Wednesday, April 6, 2016

if

I see the pictures and quotes all over Facebook asking "if I die tomorrow what would you remember about me?" and as self serving and attention seeking as they are, it makes you wonder.  If I simply ceased to exist, or if I had never existed, would it really be so bad?  Now stay with me here, I'm fighting some major depression and anxiety, but I have enough sense to know the damage me ending my life would would instill in my babies, so simmer down.  But really, would the world be better off without my presence in it?
I inflicted my older daughters into this world.  I raised them and tried to teach them right from wrong and look where that got me,  I'm ashamed of them, so much that I cringe when people ask how the are.  I'm ashamed to be their mother, and call them mine.  I'm ashamed.  And for that, I'm a terrible person, I get that. I really do.  I tell my self that a thousand times an hour.

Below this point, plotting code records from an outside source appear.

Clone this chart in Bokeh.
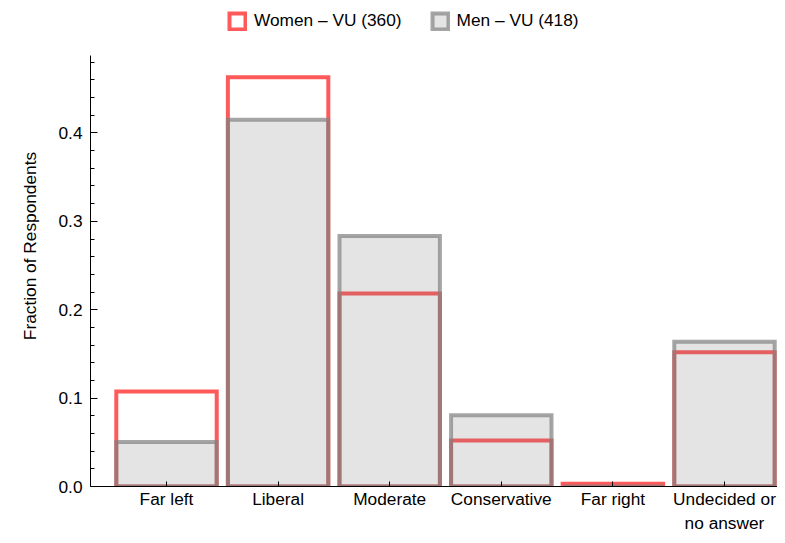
from bokeh.plotting import figure
from bokeh.models import (Range1d, FixedTicker, PrintfTickFormatter, Legend,
                          LegendItem, ColumnDataSource)
from bokeh.embed import file_html
from bokeh.resources import INLINE

# ---- data ----
categories = ["Far left", "Liberal", "Moderate", "Conservative", "Far right",
              "Undecided or\nno answer"]
women = [0.1075, 0.463, 0.2185, 0.052, 0.003, 0.152]
men = [0.0503, 0.415, 0.2835, 0.0805, 0.0, 0.1637]
series_labels = ["Women \u2013 VU (360)", "Men \u2013 VU (418)"]
y_ticks = [0.0, 0.1, 0.2, 0.3, 0.4]
y_axis_top = 0.4879

xs = list(range(1, len(categories) + 1))
src = ColumnDataSource(dict(x=xs, women=women, men=men))

FONT = "Liberation Sans"
FS = "17.3px"

p = figure(width=777, height=535, output_backend="svg", toolbar_location=None,
           x_range=Range1d(0.319, 6.475), y_range=Range1d(0, 0.5442),
           min_border_left=90, min_border_right=0, min_border_top=5,
           min_border_bottom=47)
p.outline_line_color = None
p.xgrid.visible = False
p.ygrid.visible = False
p.background_fill_color = "white"

r_w = p.vbar(x="x", top="women", bottom=0, width=0.9, source=src,
             fill_alpha=0, line_color="#ff5a5a", line_width=4, line_join="miter")
r_m = p.vbar(x="x", top="men", bottom=0, width=0.9, source=src,
             fill_color="#787878", fill_alpha=0.2, line_color="#808080",
             line_alpha=0.7, line_width=4, line_join="miter")

# x axis
xa = p.xaxis[0]
xa.ticker = FixedTicker(ticks=xs)
xa.major_label_overrides = {x: c for x, c in zip(xs, categories)}
xa.major_tick_in = 5
xa.major_tick_out = 0
xa.minor_tick_line_color = None
xa.major_label_standoff = 2
xa.major_label_text_font = FONT
xa.major_label_text_font_size = FS
xa.major_label_text_color = "black"
xa.axis_line_color = "black"
xa.major_tick_line_color = "black"

# y axis
ya = p.yaxis[0]
ya.bounds = (0, y_axis_top)
ya.ticker = FixedTicker(ticks=y_ticks,
                        minor_ticks=[round(0.02 * k, 2) for k in range(25)])
ya.formatter = PrintfTickFormatter(format="%.1f")
ya.major_tick_in = 7
ya.major_tick_out = 0
ya.minor_tick_in = 4
ya.minor_tick_out = 0
ya.major_label_standoff = 8
ya.major_label_text_font = FONT
ya.major_label_text_font_size = FS
ya.major_label_text_color = "black"
ya.axis_label = "Fraction of Respondents"
ya.axis_label_text_font = FONT
ya.axis_label_text_font_size = FS
ya.axis_label_text_font_style = "normal"
ya.axis_label_text_color = "black"
ya.axis_label_standoff = 15
ya.axis_line_color = "black"
ya.major_tick_line_color = "black"
ya.minor_tick_line_color = "black"

legend = Legend(items=[LegendItem(label=series_labels[0], renderers=[r_w]),
                       LegendItem(label=series_labels[1], renderers=[r_m])],
                orientation="horizontal", location=(137, 455),
                border_line_alpha=0, background_fill_alpha=0,
                padding=0, margin=0, spacing=28,
                glyph_width=20, glyph_height=20, label_height=20,
                label_standoff=7, label_text_font=FONT,
                label_text_font_size=FS, label_text_color="black")
p.add_layout(legend)

open("out.html", "w").write(file_html(p, INLINE))
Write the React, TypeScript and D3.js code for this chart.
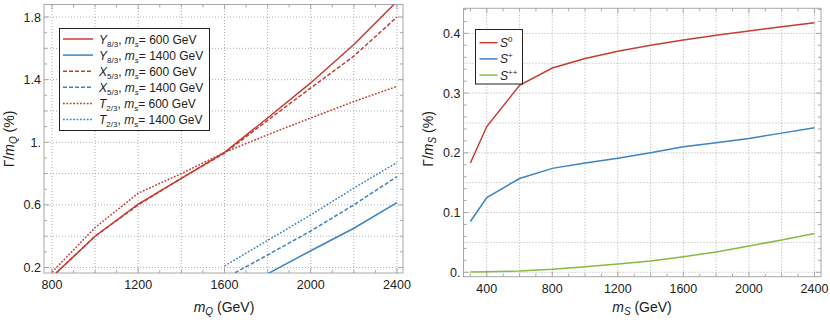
import * as d3 from 'd3'

// left panel: Gamma/mQ vs mQ
const mQ = [800, 1000, 1200, 1400, 1600, 1800, 2000, 2200, 2400]
const y83_600 = [0.14, 0.4, 0.605, 0.77, 0.935, 1.155, 1.379, 1.624, 1.9]
const x53_600 = [0.14, 0.4, 0.6, 0.77, 0.93, 1.14, 1.347, 1.55, 1.8]
const t23_600 = [0.17, 0.455, 0.675, 0.8, 0.935, 1.048, 1.155, 1.26, 1.357]
const mQHeavy = [1600, 1800, 2000, 2200, 2400]
const y83_1400 = [null, 0.16, 0.307, 0.451, 0.615]
const x53_1400 = [0.13, 0.28, 0.433, 0.6, 0.781]
const t23_1400 = [0.21, 0.373, 0.536, 0.707, 0.871]

// right panel: Gamma/mS vs mS
const mS = [300, 400, 600, 800, 1000, 1200, 1400, 1600, 1800, 2000, 2200, 2400]
const s0 = [0.183, 0.244, 0.313, 0.342, 0.358, 0.37, 0.38, 0.389, 0.397, 0.404, 0.411, 0.418]
const sPlus = [0.085, 0.125, 0.157, 0.174, 0.183, 0.191, 0.2, 0.21, 0.217, 0.224, 0.233, 0.242]
const sPlusPlus = [0.0005, 0.001, 0.002, 0.005, 0.0094, 0.014, 0.019, 0.026, 0.034, 0.044, 0.054, 0.065]

const leftXTicks = [800, 1200, 1600, 2000, 2400]
const leftYTicks = [0.2, 0.6, 1.0, 1.4, 1.8]
const leftYLabels = ['0.2', '0.6', '1.', '1.4', '1.8']
const rightXTicks = [400, 800, 1200, 1600, 2000, 2400]
const rightYTicks = [0, 0.1, 0.2, 0.3, 0.4]
const rightYLabels = ['0.', '0.1', '0.2', '0.3', '0.4']

const RED = '#c43d33'
const BLUE = '#3b84c4'
const GREEN = '#8ab942'
const FRAME = '#a8a8a8'
const GRID = '#9a9a9a'
const FONT = 'Liberation Sans, Arial, sans-serif'
const DASH = '4,2'
const DOT = '1.8,1.6'

type Pt = [number, number | null]

function zip(xs: number[], ys: (number | null)[]): Pt[] {
  return xs.map((x, i) => [x, ys[i]] as Pt)
}

interface PanelProps {
  id: string
  x: d3.ScaleLinear<number, number>
  y: d3.ScaleLinear<number, number>
  xGrid: number[]
  yGrid: number[]
  xMinor: number[]
  yMinor: number[]
  xTicks: number[]
  yTicks: number[]
  yLabels: string[]
}

function Panel({ id, x, y, xGrid, yGrid, xMinor, yMinor, xTicks, yTicks, yLabels }: PanelProps) {
  const [x0, x1] = x.range()
  const [y0, y1] = y.range()
  const isMajorX = (v: number) => xTicks.some(t => Math.abs(t - v) < 1e-6)
  const isMajorY = (v: number) => yTicks.some(t => Math.abs(t - v) < 1e-6)
  return (
    <g>
      <defs>
        <clipPath id={id}>
          <rect x={x0} y={y1} width={x1 - x0} height={y0 - y1} />
        </clipPath>
      </defs>
      {xGrid.map(v => (
        <line key={'gx' + v} x1={x(v)} x2={x(v)} y1={y0} y2={y1}
          stroke={GRID} strokeWidth={0.8} strokeDasharray="1,2" />
      ))}
      {yGrid.map(v => (
        <line key={'gy' + v} x1={x0} x2={x1} y1={y(v)} y2={y(v)}
          stroke={GRID} strokeWidth={0.8} strokeDasharray="1,2" />
      ))}
      {xMinor.map(v => {
        const l = isMajorX(v) ? 5 : 3
        return (
          <g key={'tx' + v}>
            <line x1={x(v)} x2={x(v)} y1={y0} y2={y0 - l} stroke={FRAME} />
            <line x1={x(v)} x2={x(v)} y1={y1} y2={y1 + l} stroke={FRAME} />
          </g>
        )
      })}
      {yMinor.map(v => {
        const l = isMajorY(v) ? 5 : 3
        return (
          <g key={'ty' + v}>
            <line x1={x0} x2={x0 + l} y1={y(v)} y2={y(v)} stroke={FRAME} />
            <line x1={x1} x2={x1 - l} y1={y(v)} y2={y(v)} stroke={FRAME} />
          </g>
        )
      })}
      <rect x={x0} y={y1} width={x1 - x0} height={y0 - y1} fill="none" stroke={FRAME} strokeWidth={1} />
      {xTicks.map(v => (
        <text key={'lx' + v} x={x(v)} y={y0 + 16} textAnchor="middle" fontSize={12.5} fill="#222">{v}</text>
      ))}
      {yTicks.map((v, i) => (
        <text key={'ly' + v} x={x0 - 3} y={y(v) + 4.5} textAnchor="end" fontSize={12.5} fill="#222">{yLabels[i]}</text>
      ))}
    </g>
  )
}

export default function App() {
  const xL = d3.scaleLinear().domain([763, 2428]).range([44, 403])
  const yL = d3.scaleLinear().domain([0.165, 1.88]).range([273, 4.5])
  const xR = d3.scaleLinear().domain([258, 2440]).range([463.5, 821])
  const yR = d3.scaleLinear().domain([-0.0074, 0.442]).range([276.7, 8.3])

  const lineL = d3.line<Pt>().defined(d => d[1] != null).x(d => xL(d[0])).y(d => yL(d[1] as number))
  const lineR = d3.line<Pt>().x(d => xR(d[0])).y(d => yR(d[1] as number))

  const leftSeries = [
    { d: zip(mQ, y83_600), c: RED, dash: undefined, sym: 'Y', sub: '8/3', ms: '600' },
    { d: zip(mQHeavy, y83_1400), c: BLUE, dash: undefined, sym: 'Y', sub: '8/3', ms: '1400' },
    { d: zip(mQ, x53_600), c: RED, dash: DASH, sym: 'X', sub: '5/3', ms: '600' },
    { d: zip(mQHeavy, x53_1400), c: BLUE, dash: DASH, sym: 'X', sub: '5/3', ms: '1400' },
    { d: zip(mQ, t23_600), c: RED, dash: DOT, sym: 'T', sub: '2/3', ms: '600' },
    { d: zip(mQHeavy, t23_1400), c: BLUE, dash: DOT, sym: 'T', sub: '2/3', ms: '1400' },
  ]
  const rightSeries = [
    { d: zip(mS, s0), c: RED, sup: '0' },
    { d: zip(mS, sPlus), c: BLUE, sup: '+' },
    { d: zip(mS, sPlusPlus), c: GREEN, sup: '++' },
  ]

  return (
    <svg width={830} height={322} style={{ position: 'absolute', left: 0, top: 0, fontFamily: FONT }}>
      <rect width={830} height={322} fill="white" />
      <Panel id="clipL" x={xL} y={yL}
        xGrid={d3.range(800, 2401, 200)} yGrid={d3.range(0.2, 1.81, 0.2)}
        xMinor={d3.range(800, 2401, 100)} yMinor={d3.range(0.2, 1.81, 0.1).map(v => +v.toFixed(2))}
        xTicks={leftXTicks} yTicks={leftYTicks} yLabels={leftYLabels} />
      <Panel id="clipR" x={xR} y={yR}
        xGrid={d3.range(400, 2401, 200)} yGrid={d3.range(0, 0.401, 0.05).map(v => +v.toFixed(2))}
        xMinor={d3.range(300, 2401, 100)} yMinor={d3.range(0, 0.441, 0.02).map(v => +v.toFixed(2))}
        xTicks={rightXTicks} yTicks={rightYTicks} yLabels={rightYLabels} />

      <g clipPath="url(#clipL)">
        {leftSeries.map((s, i) => (
          <path key={i} d={lineL(s.d) || ''} fill="none" stroke={s.c} strokeWidth={1.5} strokeDasharray={s.dash} />
        ))}
      </g>
      <g clipPath="url(#clipR)">
        {rightSeries.map((s, i) => (
          <path key={i} d={lineR(s.d) || ''} fill="none" stroke={s.c} strokeWidth={1.5} />
        ))}
      </g>

      {/* left legend */}
      <rect x={59.5} y={28.5} width={150} height={102} fill="white" stroke="#222" strokeWidth={1} />
      {leftSeries.map((s, i) => {
        const yy = 39 + i * 16.1
        return (
          <g key={'leg' + i}>
            <line x1={63} x2={93} y1={yy} y2={yy} stroke={s.c} strokeWidth={1.5} strokeDasharray={s.dash} />
            <text x={99} y={yy + 4.5} fontSize={12} fill="#222">
              <tspan fontStyle="italic">{s.sym}</tspan>
              <tspan fontSize={8} dy={3}>{s.sub}</tspan>
              <tspan dy={-3}>, </tspan>
              <tspan fontStyle="italic">m</tspan>
              <tspan fontStyle="italic" fontSize={8} dy={3}>s</tspan>
              <tspan dy={-3}>= {s.ms} GeV</tspan>
            </text>
          </g>
        )
      })}

      {/* right legend */}
      <rect x={475.5} y={29.5} width={47} height={54.5} fill="white" stroke="#222" strokeWidth={1} />
      {rightSeries.map((s, i) => {
        const yy = 42.7 + i * 16.2
        return (
          <g key={'legR' + i}>
            <line x1={479.5} x2={497.5} y1={yy} y2={yy} stroke={s.c} strokeWidth={1.5} />
            <text x={500} y={yy + 4.5} fontSize={12} fill="#222">
              <tspan fontStyle="italic">S</tspan>
              <tspan fontSize={8} dy={-5}>{s.sup}</tspan>
            </text>
          </g>
        )
      })}

      {/* axis titles */}
      <text x={224} y={312} textAnchor="middle" fontSize={14} fill="#222">
        <tspan fontStyle="italic">m</tspan>
        <tspan fontStyle="italic" fontSize={10} dy={3}>Q</tspan>
        <tspan dy={-3}> (GeV)</tspan>
      </text>
      <text x={642} y={312} textAnchor="middle" fontSize={14} fill="#222">
        <tspan fontStyle="italic">m</tspan>
        <tspan fontStyle="italic" fontSize={10} dy={3}>S</tspan>
        <tspan dy={-3}> (GeV)</tspan>
      </text>
      <text transform="translate(14,139) rotate(-90)" textAnchor="middle" fontSize={14} fill="#222">
        <tspan>Γ/</tspan>
        <tspan fontStyle="italic">m</tspan>
        <tspan fontStyle="italic" fontSize={10} dy={3}>Q</tspan>
        <tspan dy={-3}> (%)</tspan>
      </text>
      <text transform="translate(433,139) rotate(-90)" textAnchor="middle" fontSize={14} fill="#222">
        <tspan>Γ/</tspan>
        <tspan fontStyle="italic">m</tspan>
        <tspan fontStyle="italic" fontSize={10} dy={3}>S</tspan>
        <tspan dy={-3}> (%)</tspan>
      </text>
    </svg>
  )
}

I've become a burden, a waste of space, a parasite living off a host, though that host is a pretty amazing person and family.  I don't interact with the world correctly, and even talking to my husband is challenging because if I say how messed up it is he's in there, then it reflects on him, that he isn't compliment with sex offender classes by not being properly sorry about what he did.  How messed up is that?  He shouldn't be there.  The end.  He did nothing, but I better not say that or the judge may take my little ones away because their daddy is a threat.  It simply pisses me off.  If I had money, I could find justice for my sweet spouse.  I don't, so he sits in jail, worried sick about how he is going to provide for his family in a future that is to scary to look into.
And the best part is???  I'm not supposed to feel this way.  I need to put on my big girl panties and deal with it.  Life's hard, quit bitching and do what needs to be done.  You know what?  Today, I CAN'T.  Judge away, I do it to myself in my head all the time.  I am the cause of all the pain in my family.  If I had been a better mother, if I had gotten K help as hard as I was trying to get E help, if Eric had never met me, and on and on.  It's never ending, and for a while, my mask can hold it in so that socially, I'm doing the acceptable, strong thing and getting on with it.  Inside is such another matter.
I am not this strong, amazing person people keep telling me that I am.  I am broken, and lost and hurt and shouting and mad and crazy and so very messed up.  I have no idea what I'm doing.  Most of the time, I can't remember to breath.  I write it out because if I keep letting it run wild, it truly will kill me.  I can't even find the words for a small fraction of what I need to put down to paper and get out of my head.  What I can find words for seems so shallow and weak.  I want to shout to the world, yet I don't want to go outside.  Outside has become a terrifying place, a place bent on destroying my family and stealing my children and husband.  But none of that came from outside now did it?  It came from me.  So we are back to my original mind wander, if I were to die tomorrow, would the world be a better place?   Would I then cease to unleash my brand of horror on the rest of an unsuspecting planet?
Just for today, and let us be honest, most likely a while longer, I simply give up.  My strength is gone, I've worn my mask until it no longer hides what I need it to.  My pain and anger are leaking through to often now.  My rock is missing, the glue holding the messy bits is gone.  So I'll lay my anger and pain and sorrow and fear and whatever else ugly I have at the Master's feet, and hope for just  a moment, He will lift my burdens and ease my soul.  I know he hasn't left me, but someday the pain is so strong, it's hard to remember.